Disse ainda que exultava de prazer porque essa lei, como a de 28 de setembro de 1871, fora sancionada pela Princesa Imperial regente, que a Providência divina destinara para ser quem completasse a obra começada por seu venerando avô o Snr. D. Pedro I, fundador do Império do Brasil. Ainda comparando a libertação dos escravos dos Estados Unidos da América com a do Brasil, congratulou-se com todos os brasileiros por não ser precisa aqui a luta armada para vigorar tão santa causa.

Do escritório da Redação do Trabalho, seguiu o cortejo festivo para a rua da Praia, e em frente à casa nº 30, centro do festejo dos pretos, deram-se vivas ao Imperador, deram-se vivas ao Imperador, à Regente, ao gabinete de 10 de Março, à Nação livre e aos abolicionistas do Império.

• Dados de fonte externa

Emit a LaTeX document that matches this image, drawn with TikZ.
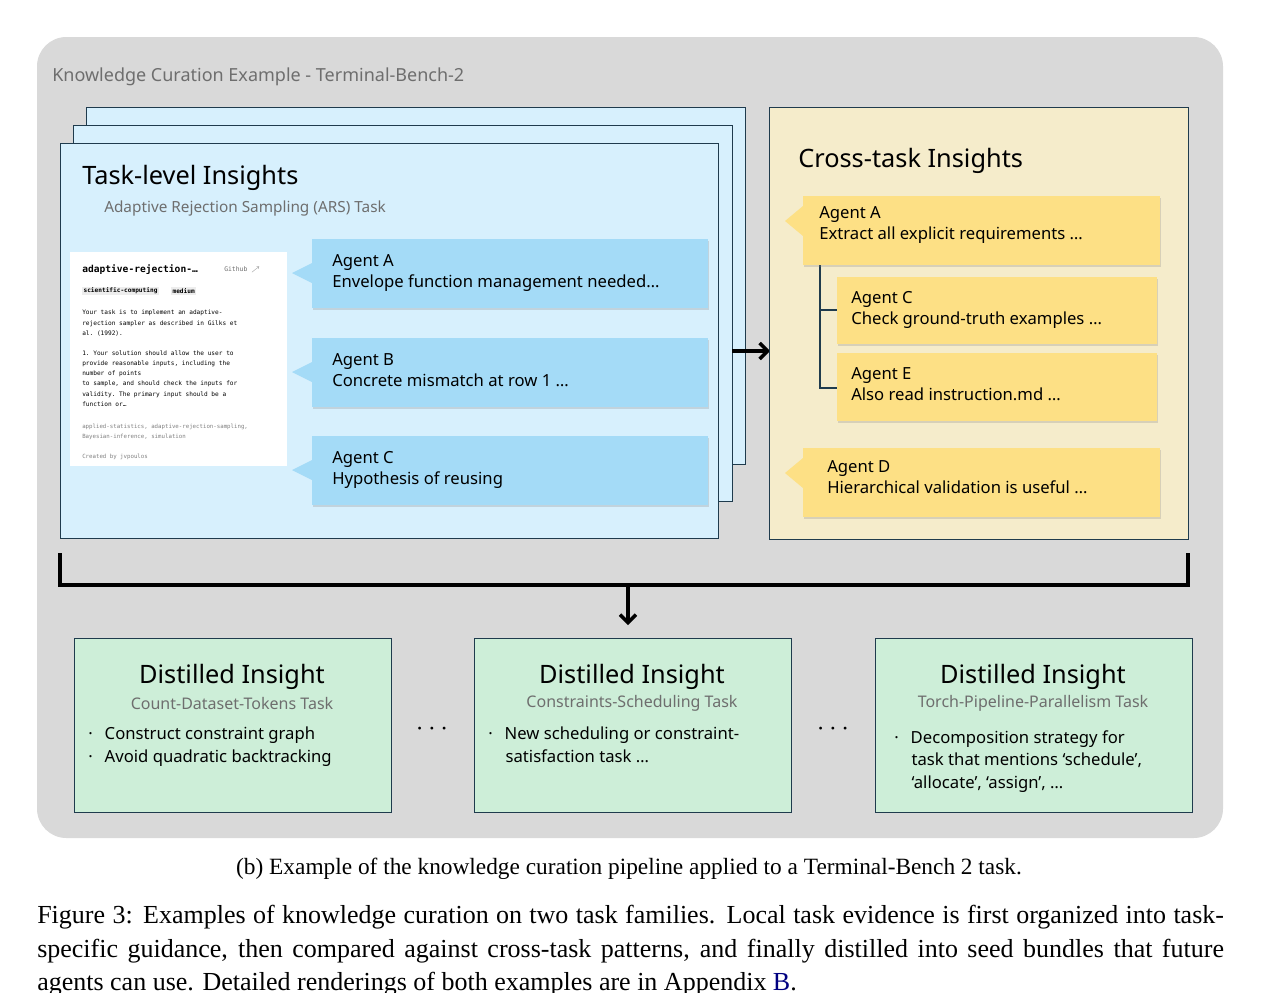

Ai findou a passeata semi oficial para ter início a festa dos libertos os quais, com a urbanidade de que podem dispor, convidaram autoridades e povos a servirem-se de uma chávena de chá, que foi servido com toda regularidade.

Findo isto, às 10 e meia da noite, começou (entre os libertos) o clássico coco que durou até às 5 da manhã.

Notou-se uma cena indescritível ao entrarem os libertos na Casa da Câmara Municipal.
Existia ali um quadro com os retratos do Deputado Nabuco, do Dr. José Mariano; um dos pretos perguntou quem eram os originais e disseram,-lhe que eram dois abolicionistas denodados, ele ajoelhou-se, e na sua linguagem rude, agradeceu-lhes o benefício que fizeram aos míseros escravizados, derramando lágrimas que sensibilizaram o auditório.

O liberto que assim procedeu  era um, daqueles cujo sem hor nçao costumava maltratar os infelizes que tinha como escravos.
Imagine-se o que não fariam aqueles que eram tratados como brutos, isto é, como coisas e não como pessoas!
Não sabemos se está finda a festa, porque consta-nos que os pretos oferecerem aos abolicionistas, um jantar no domingo 27 do corrente.

Daremos conhecimento ao público do que for ocorrendo com relação aos aludidos festejos, tão discretamente promovidos por aqueles que desejavam ardentemente a liberdade de seus semelhantes, e a igualdade social.